During the rickshaw ride here I was joined by 8 other people. One was a young mother with her small child. The look on the kids face flickered between fear and awe and shortly I felt the now familiar feeling of a finger touching one of my tattoos and tracing the outline. Looking down at the kid I smiled, which as everyone knows scares them something silly! One day a child might smile back as opposed to tucking its head into the safety of its mother’s arms. At least the kid didn’t start to whimper or cry which is the normal course of events…guess I am just not that paternal!

I am not sure of the length of time I will be spending in India. The idea is tomorrow morning catch an early train to the town of Varanasi and after that head of to Darjeeling and then Nepal.
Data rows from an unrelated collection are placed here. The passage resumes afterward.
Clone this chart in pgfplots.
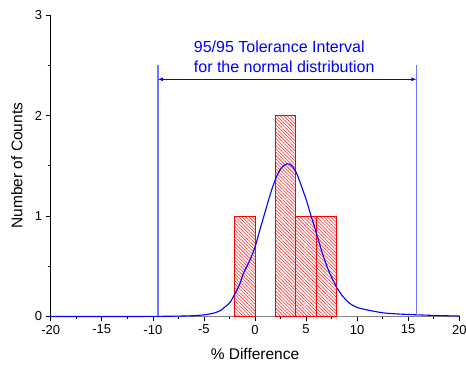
\documentclass[border=0pt]{standalone}
\usepackage{fontspec}
\setmainfont{Liberation Sans}
\usepackage{pgfplots}
\pgfplotsset{compat=1.18}
\usetikzlibrary{patterns.meta,arrows.meta}
\begin{document}
\begin{tikzpicture}
\begin{axis}[
  set layers,
  scale only axis, width=408.6pt, height=301.5pt,
  xmin=-20, xmax=20, ymin=0, ymax=3,
  axis lines=left, axis line style={-},
  x axis line style={gray, line width=1.5pt},
  y axis line style={black, line width=0.7pt},
  xtick={-20,-15,...,20}, ytick={0,1,2,3},
  minor x tick num=1, minor y tick num=1,
  tick align=outside, major tick length=5pt, minor tick length=3pt,
  tick style={black, line width=0.6pt},
  /pgf/number format/assume math mode=true,
  xticklabel style={font=\fontsize{13}{15}\selectfont},
  yticklabel style={font=\fontsize{13}{15}\selectfont},
  xlabel={\% Difference}, ylabel={Number of Counts},
  label style={font=\fontsize{15.5}{18}\selectfont},
  xlabel style={at={(axis description cs:0.5,-0.123)}, anchor=center},
  ylabel style={at={(axis description cs:-0.083,0.5)}, anchor=center},
  clip=false,
]
\addplot[ybar, bar width=2, draw=red, line width=0.8pt,
  pattern={Lines[angle=-45,distance=2.4pt,line width=0.55pt]}, pattern color=red!85]
  coordinates {(-1,1) (3,2) (5,1) (7,1)};
\addplot[blue, line width=1.1pt, smooth, tension=0.5] coordinates {
(-20,0.000) (-15,0.000) (-12,0.000) (-10,0.001) (-8,0.003) (-7,0.005)
(-6,0.008) (-5,0.016) (-4.5,0.024) (-4,0.035) (-3.4,0.058) (-3,0.09)
(-2.45,0.14) (-2,0.22) (-1.5,0.32) (-1.13,0.43) (-0.5,0.56) (0,0.69)
(0.5,0.87) (1.13,1.09) (1.6,1.25) (2.1,1.39) (2.6,1.48) (3.14,1.52)
(3.6,1.50) (4.05,1.43) (4.5,1.31) (5.02,1.16) (5.4,1.03) (5.83,0.89)
(6.3,0.73) (6.5,0.66) (7,0.51) (7.5,0.39) (8,0.29) (8.6,0.20)
(9.27,0.13) (10,0.09) (10.9,0.067) (12.5,0.037) (14,0.025) (15.8,0.017)
(18,0.009) (20,0.005)};
\addplot[blue!55, line width=1.4pt] coordinates {(-9.5,0) (-9.5,2.5)};
\addplot[blue!55, line width=1.4pt] coordinates {(15.8,0) (15.8,2.5)};
\addplot[blue, line width=0.8pt, {Latex[length=5pt,width=4pt]}-{Latex[length=5pt,width=4pt]}]
  coordinates {(-9.5,2.36) (15.8,2.36)};
\node[blue, anchor=west, align=left, font=\fontsize{16}{20}\selectfont, inner sep=0pt]
  at (axis cs:-6,2.585) {95/95 Tolerance Interval\\for the normal distribution};
\end{axis}
\pgfresetboundingbox
\path[use as bounding box] ([shift={(-50.7pt,-48.5pt)}]current axis.south west) rectangle ([shift={(6.7pt,15pt)}]current axis.north east);
\end{tikzpicture}
\end{document}
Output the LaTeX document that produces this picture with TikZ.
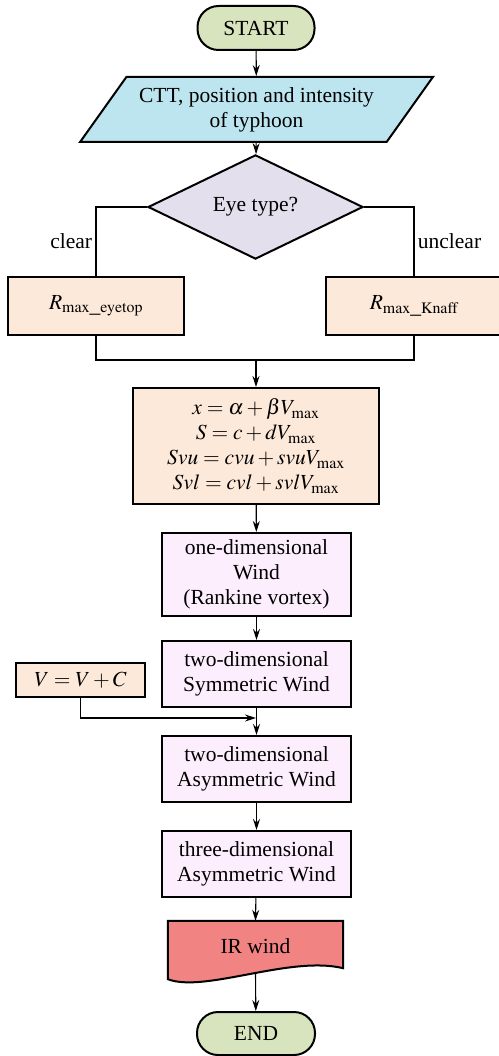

However, I can fly (or bus) from Varanasi straight to Kathmandu. Is four months in India enough? Maybe it’s my desire for a cheese and ham sandwich complete with pork pie and a bottle of cider that’s clouding my thoughts or it could be that after 15 months of travelling not having a place “to belong too” is taking its mental toll?

Anyway back to today, after chilling out in the hotel courtyard reading a few chapters of Mahatma Gandhi’s autobiography I felt the need for a cold Monday afternoon beer. Turns out back in England it is august bank holiday Monday, which took me a while to work out. Popping to the local “wine” shop on the corner it turned out they only sold whiskey…damn. However, the café next door could serve me a beer although it wasn’t the most salubrious of surroundings. Its once white painted walls were covered in at least 30 years of smoke, grease and grim, I loved it!

Come the evening…

Beer and food were the order of the night, having a mostly one sided conversation with a drunk Indian who kept asking me

“Do you know who I am?” or “I know everything about you!”

Followed by me interjecting the sentence “I’m eating” wasn’t on the menu when I entered the restaurant. Have to say it was fun, especially when his less drunk mate at the bar kept pulling him away from my table only for him to race or more realistically stagger back to my table to continue the same three sentence conversation.

One thing that I have come to realise about myself is that I now smell different! Walking around all day under a hot sun makes me sweat. Triking under a hot sun this time last year all day made me sweat. The resulting smell is definitely different!!!